__WHAT YOU ARE ASKED TO DO__
Check every line below for the string "with", and copy the lines that contain it.
┄┄┄┄┄┄┄┄┄┄
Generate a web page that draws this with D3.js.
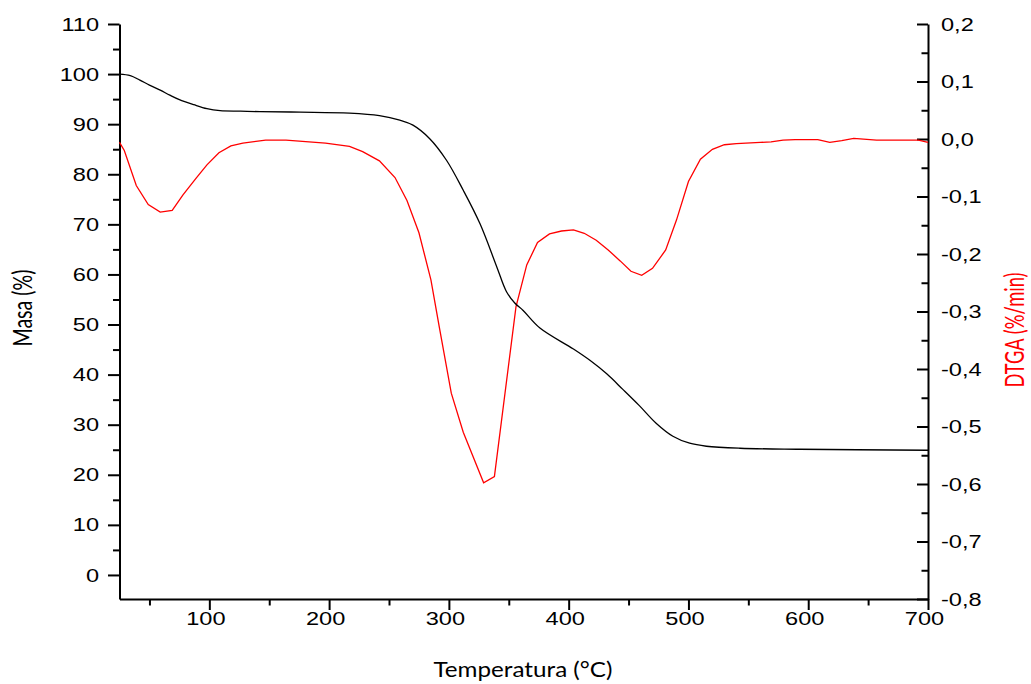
<!DOCTYPE html>
<html>
<head>
<meta charset="utf-8">
<script src="https://cdn.jsdelivr.net/npm/d3@7"></script>
<style>
  body { margin: 0; background: #fff; }
  .axis path, .axis line { stroke: #000; stroke-width: 2; }
  .axis text { font-family: "Liberation Sans", Arial, sans-serif; font-size: 19px; fill: #000; }
  .label { font-family: Lato, "Open Sans", sans-serif; font-size: 21px; }
  .line { fill: none; stroke-width: 1.3; }
</style>
</head>
<body>
<div id="chart"></div>
<script>
// mass loss curve (TGA)
const masaTemp = [25, 34, 42, 50, 59, 67, 75, 87, 98, 109, 126, 142, 176, 217, 242, 259, 270, 284, 298, 312,
  326, 340, 348, 355, 362, 376, 404, 418, 432, 445, 459, 473, 487, 501, 515, 543, 593, 700];
const masaValues = [100.0, 99.7, 98.8, 97.8, 96.8, 95.8, 94.9, 93.9, 93.1, 92.7, 92.6, 92.5, 92.4, 92.2, 91.7,
  90.8, 89.8, 87.1, 82.8, 76.8, 70.1, 61.5, 56.6, 54.3, 52.8, 49.3, 45.1, 42.8, 40.1, 37.1, 33.8, 30.3, 27.7,
  26.3, 25.7, 25.3, 25.1, 24.9];

// derivative curve (DTGA)
const dtgaTemp = [25, 29, 39, 49, 59, 69, 78, 89, 98, 108, 118, 128, 147, 164, 197, 217, 228, 242, 255, 265,
  275, 285, 292, 302, 312, 329, 338, 356, 365, 374, 384, 394, 404, 413, 423, 433, 443, 452, 461, 470, 481,
  490, 500, 510, 520, 530, 540, 560, 569, 579, 589, 608, 618, 628, 638, 657, 692, 700];
const dtgaValues = [-0.006, -0.020, -0.081, -0.114, -0.127, -0.124, -0.097, -0.068, -0.045, -0.024, -0.012,
  -0.007, -0.002, -0.002, -0.007, -0.013, -0.022, -0.038, -0.067, -0.107, -0.163, -0.245, -0.327, -0.442,
  -0.510, -0.598, -0.587, -0.292, -0.219, -0.180, -0.165, -0.160, -0.158, -0.164, -0.176, -0.193, -0.212,
  -0.230, -0.237, -0.225, -0.193, -0.141, -0.074, -0.035, -0.018, -0.010, -0.008, -0.006, -0.005, -0.002,
  -0.001, -0.001, -0.006, -0.003, 0.001, -0.002, -0.002, -0.006];

const xTicks = [100, 200, 300, 400, 500, 600, 700];
const xMinor = [50, 150, 250, 350, 450, 550, 650];
const masaTicks = [0, 10, 20, 30, 40, 50, 60, 70, 80, 90, 100, 110];
const masaMinor = [5, 15, 25, 35, 45, 55, 65, 75, 85, 95, 105];
const dtgaTicks = [-0.8, -0.7, -0.6, -0.5, -0.4, -0.3, -0.2, -0.1, 0.0, 0.1, 0.2];
const dtgaMinor = [-0.75, -0.65, -0.55, -0.45, -0.35, -0.25, -0.15, -0.05, 0.05, 0.15];

const width = 1031;
const height = 684;
const margin = { top: 24, right: 103, bottom: 85, left: 119.5 };
const stretchX = 1.24; // the reference text is drawn a little wide

const locale = d3.formatLocale({ decimal: ',', thousands: '.', grouping: [3], currency: ['', ''], minus: '-' });
const fmt1 = locale.format('.1f');

const x = d3.scaleLinear().domain([25, 700]).range([margin.left, width - margin.right]);
const yMasa = d3.scaleLinear().domain([-4.8, 110]).range([height - margin.bottom, margin.top]);
const yDtga = d3.scaleLinear().domain([-0.8, 0.2]).range([height - margin.bottom, margin.top]);

const svg = d3.select('#chart').append('svg')
    .attr('width', width)
    .attr('height', height);

function stretch(sel) {
  sel.each(function () {
    const w = this.getComputedTextLength();
    d3.select(this).attr('textLength', w * stretchX).attr('lengthAdjust', 'spacingAndGlyphs');
  });
}

// minor ticks
svg.append('g')
    .attr('class', 'axis')
    .attr('transform', `translate(0, ${height - margin.bottom})`)
    .call(d3.axisBottom(x).tickValues(xMinor).tickSize(6.5).tickFormat(''))
    .call(g => g.select('.domain').remove());

svg.append('g')
    .attr('class', 'axis')
    .attr('transform', `translate(${margin.left}, 0)`)
    .call(d3.axisLeft(yMasa).tickValues(masaMinor).tickSize(6.5).tickFormat(''))
    .call(g => g.select('.domain').remove());

svg.append('g')
    .attr('class', 'axis')
    .attr('transform', `translate(${width - margin.right}, 0)`)
    .call(d3.axisRight(yDtga).tickValues(dtgaMinor).tickSize(-6.5).tickFormat(''))
    .call(g => g.select('.domain').remove());

// xAxis
svg.append('g')
    .attr('class', 'axis')
    .attr('transform', `translate(0, ${height - margin.bottom})`)
    .call(d3.axisBottom(x).tickValues(xTicks).tickSize(11).tickSizeOuter(0).tickPadding(2))
    .call(g => g.selectAll('text').attr('x', -4).call(stretch));

// left axis
svg.append('g')
    .attr('class', 'axis')
    .attr('transform', `translate(${margin.left}, 0)`)
    .call(d3.axisLeft(yMasa).tickValues(masaTicks).tickSize(11.5).tickSizeOuter(0).tickPadding(9))
    .call(g => g.selectAll('text').call(stretch));

// right axis
svg.append('g')
    .attr('class', 'axis')
    .attr('transform', `translate(${width - margin.right}, 0)`)
    .call(d3.axisRight(yDtga).tickValues(dtgaTicks).tickSize(-11).tickSizeOuter(0).tickPadding(13)
      .tickFormat(fmt1))
    .call(g => g.selectAll('text').call(stretch));

// lines
const masaLine = d3.line()
    .curve(d3.curveCatmullRom.alpha(0.5))
    .x((d, i) => x(masaTemp[i]))
    .y(d => yMasa(d));

const dtgaLine = d3.line()
    .x((d, i) => x(dtgaTemp[i]))
    .y(d => yDtga(d));

svg.append('path')
    .datum(dtgaValues)
    .attr('class', 'line')
    .attr('stroke', '#ff0000')
    .attr('d', dtgaLine);

svg.append('path')
    .datum(masaValues)
    .attr('class', 'line')
    .attr('stroke', '#000')
    .attr('d', masaLine);

// axis labels
svg.append('text')
    .attr('class', 'label')
    .attr('text-anchor', 'middle')
    .attr('x', 523)
    .attr('y', 677)
    .attr('textLength', 179)
    .attr('lengthAdjust', 'spacingAndGlyphs')
    .text('Temperatura (°C)');

svg.append('text')
    .attr('class', 'label')
    .attr('text-anchor', 'middle')
    .attr('transform', `translate(32, 308) scale(${stretchX}, 1) rotate(-90)`)
    .attr('textLength', 77)
    .attr('lengthAdjust', 'spacingAndGlyphs')
    .text('Masa (%)');

svg.append('text')
    .attr('class', 'label')
    .attr('text-anchor', 'middle')
    .attr('fill', '#ff0000')
    .attr('transform', `translate(1024, 330) scale(${stretchX}, 1) rotate(-90)`)
    .attr('textLength', 115)
    .attr('lengthAdjust', 'spacingAndGlyphs')
    .text('DTGA (%/min)');
</script>
</body>
</html>
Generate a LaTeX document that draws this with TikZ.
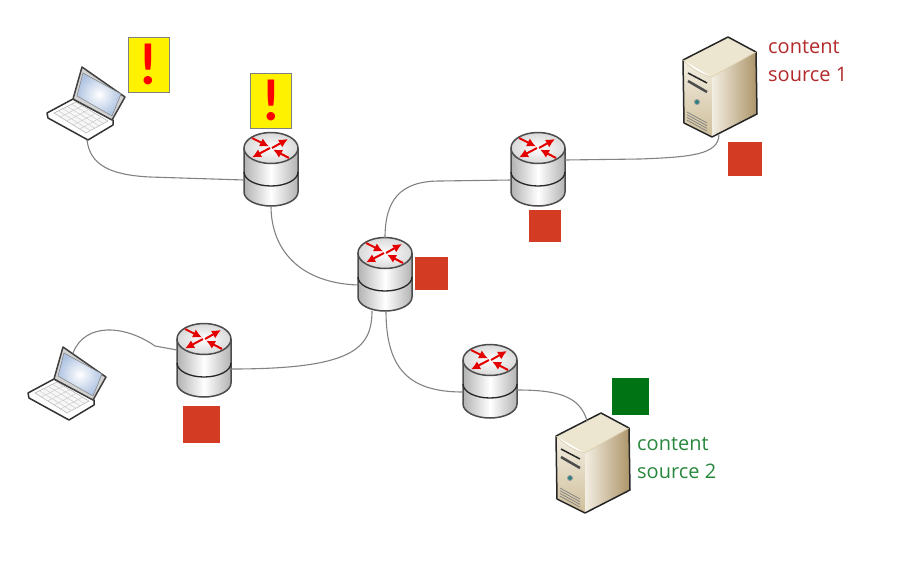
\documentclass[tikz,border=0pt]{standalone}
\usepackage{fontspec}
\setmainfont{Open Sans}
\newfontfamily\bangfont{Lato}
\usetikzlibrary{arrows.meta,calc}

\definecolor{squarered}{RGB}{211,60,35}
\definecolor{squaregreen}{RGB}{0,115,20}
\definecolor{labelred}{RGB}{178,42,42}
\definecolor{labelgreen}{RGB}{40,135,60}
\definecolor{cable}{RGB}{130,130,130}
\definecolor{servertop}{RGB}{236,229,208}
\definecolor{serverlight}{RGB}{243,238,226}
\definecolor{servermid}{RGB}{218,204,170}
\definecolor{serverdark}{RGB}{172,148,104}
\definecolor{screenblue}{RGB}{176,196,226}

\tikzset{
	link/.style = {draw=cable, line width=1.1pt},
	marker/.style = {inner sep=0, draw=none, minimum width=#1, minimum height=#1},
	alert/.style = {inner sep=0, fill=yellow, draw=gray, line width=1pt, minimum width=41pt, minimum height=55pt,
		text=red, font=\fontsize{56}{56}\selectfont\bangfont\bfseries},
	sourcelabel/.style = {anchor=north west, align=left, inner sep=0, font=\fontsize{20}{28}\selectfont},
	router/.pic = {
		\shade[left color=gray!60, right color=gray!60, middle color=white] (-27,0) -- (-27,44)
			arc[start angle=180, end angle=0, x radius=27, y radius=14] -- (27,0) -- cycle;
		\shade[inner color=white, outer color=gray!30] (0,0) ellipse[x radius=27, y radius=15.5];
		\draw[black!70, line width=1.5pt] (0,0) ellipse[x radius=27, y radius=15.5];
		\draw[black!70, line width=1.5pt] (-27,0) -- (-27,44)
			arc[start angle=180, end angle=0, x radius=27, y radius=14] -- (27,0);
		\draw[black!85, line width=1.3pt] (-27,24) arc[start angle=180, end angle=0, x radius=27, y radius=14];
		\foreach \xa/\ya/\xb/\yb in {1/0/17/-9, -1/0/-19/9.5, -19/-10/-2/-1.5, 18/10/2/1.5}
			\draw[-{Latex[length=9pt,width=9pt]}, red!90!black, line width=2pt] (\xa,\ya) -- (\xb,\yb);
		\coordinate (-left) at (-27,32);
		\coordinate (-right) at (27,12);
		\coordinate (-top) at (0,-15);
		\coordinate (-bottom) at (0,58);
	},
	laptop/.pic = {
		\draw[black!80, fill=white, line width=1.5pt, line join=round] (-9,32) -- (-35,46) -- (-34,51) -- (6,73) -- (31,58) -- (31,53) -- (-9,32);
		\draw[gray!60, fill=gray!6, line width=0.5pt] (-28,46) -- (-6,35) -- (26,54) -- (4,66) -- cycle;
		\foreach \t in {0.2,0.4,0.6,0.8} {
			\draw[gray!40, line width=0.5pt] ($(-28,46)!\t!(-6,35)$) -- ($(4,66)!\t!(26,54)$);
			\draw[gray!40, line width=0.5pt] ($(-28,46)!\t!(4,66)$) -- ($(-6,35)!\t!(26,54)$);
		}
		\draw[black!75, fill=gray!35, line width=1.5pt, line join=round] (0,0) -- (43,30) -- (30,53) -- (-9,32) -- cycle;
		\shade[inner color=white, outer color=screenblue] (1,6) -- (39,27) -- (30,49) -- (-5,29) -- cycle;
		\draw[gray, line width=0.5pt] (1,6) -- (39,27) -- (30,49) -- (-5,29) -- cycle;
		\coordinate (-base) at (5,73);
		\coordinate (-lid) at (10,6);
	},
	server/.pic = {
		\fill[servertop] (0,0) -- (28,15) -- (-16,40) -- (-45,23) -- cycle;
		\shade[top color=serverlight, bottom color=servermid!75!serverdark] (-45,23) .. controls (-35,33) and (-25,38) .. (-16,40) -- (-16,100) -- (-44,86) -- cycle;
		\shade[left color=serverlight, right color=serverdark] (-16,40) -- (28,15) -- (29,77) -- (-16,100) -- cycle;
		\draw[black!85, line width=1.5pt, line join=round] (0,0) -- (28,15) -- (29,77) -- (-16,100) -- (-44,86) -- (-45,23) -- cycle;
		\draw[servermid, line width=0.6pt] (-45,23) .. controls (-35,33) and (-25,38) .. (-16,40) -- (28,15);
		\draw[black!85, line width=1.5pt] (-40,36) -- (-21,46);
		\draw[black!70, line width=2.5pt] (-40,44) -- (-21,55);
		\fill[teal!70!gray, draw=gray!80, line width=0.8pt] (-31,65) circle (2.5pt);
		\foreach \k in {0,2.7,5.4,8.1}
			\draw[gray, line width=0.7pt] (-41,{75+\k}) -- (-21,{86+\k});
		\coordinate (-cable) at (-9,98);
		\coordinate (-top) at (-14,8);
	}
}

\begin{document}
\begin{tikzpicture}[x=1pt, y=-1pt]
	\useasboundingbox (0,0) rectangle (900,574);

	\pic (lap1) at (82,67) {laptop};
	\pic (lap2) at (63,347) {laptop};
	\pic (edge1) at (271,148) {router};
	\pic (core) at (385,253) {router};
	\pic (edge2) at (538,148) {router};
	\pic (edge3) at (204,339) {router};
	\pic (edge4) at (490,360) {router};
	\pic (srv1) at (728,37) {server};
	\pic (srv2) at (601,413) {server};

	\node[alert] (warn1) at (148.5,64.5) {!};
	\node[alert] (warn2) at (271,100.5) {!};
	\node[marker=34pt, fill=squarered] (sq1) at (745,158.5) {};
	\node[marker=32pt, fill=squarered] (sq2) at (544.5,226) {};
	\node[marker=33pt, fill=squarered] (sq3) at (431.5,273.5) {};
	\node[marker=37pt, fill=squarered] (sq4) at (201.5,424) {};
	\node[marker=37pt, fill=squaregreen] (sq5) at (630.5,396) {};

	\node[sourcelabel, text=labelred] (label1) at (768,40) {content\\source 1};
	\node[sourcelabel, text=labelgreen] (label2) at (637,437) {content\\source 2};

	\draw[link] (lap1-base) .. controls (90,165) and (110,175) .. (150,177) -- (edge1-left);
	\draw[link] (edge1-bottom) .. controls (271,250) and (300,283) .. (core-left);
	\draw[link] (core-top) .. controls (385,200) and (400,181) .. (440,181) -- (edge2-left);
	\draw[link] (edge2-right) -- (640,159) .. controls (690,157) and (718,155) .. (srv1-cable);
	\draw[link] (372,311) .. controls (372,350) and (350,369) .. (231,369);
	\draw[link] (386,311) .. controls (386,370) and (410,392) .. (463,392);
	\draw[link] (517,390) .. controls (555,390) and (580,395) .. (srv2-top);
	\draw[link] (lap2-lid) .. controls (85,322) and (125,325) .. (155,346) -- (177,350);
\end{tikzpicture}
\end{document}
┄┄┄┄┄┄┄┄┄┄
__WRITTEN SOLUTION__
Generate a web page that draws this with D3.js.
Generate a LaTeX document that draws this with TikZ.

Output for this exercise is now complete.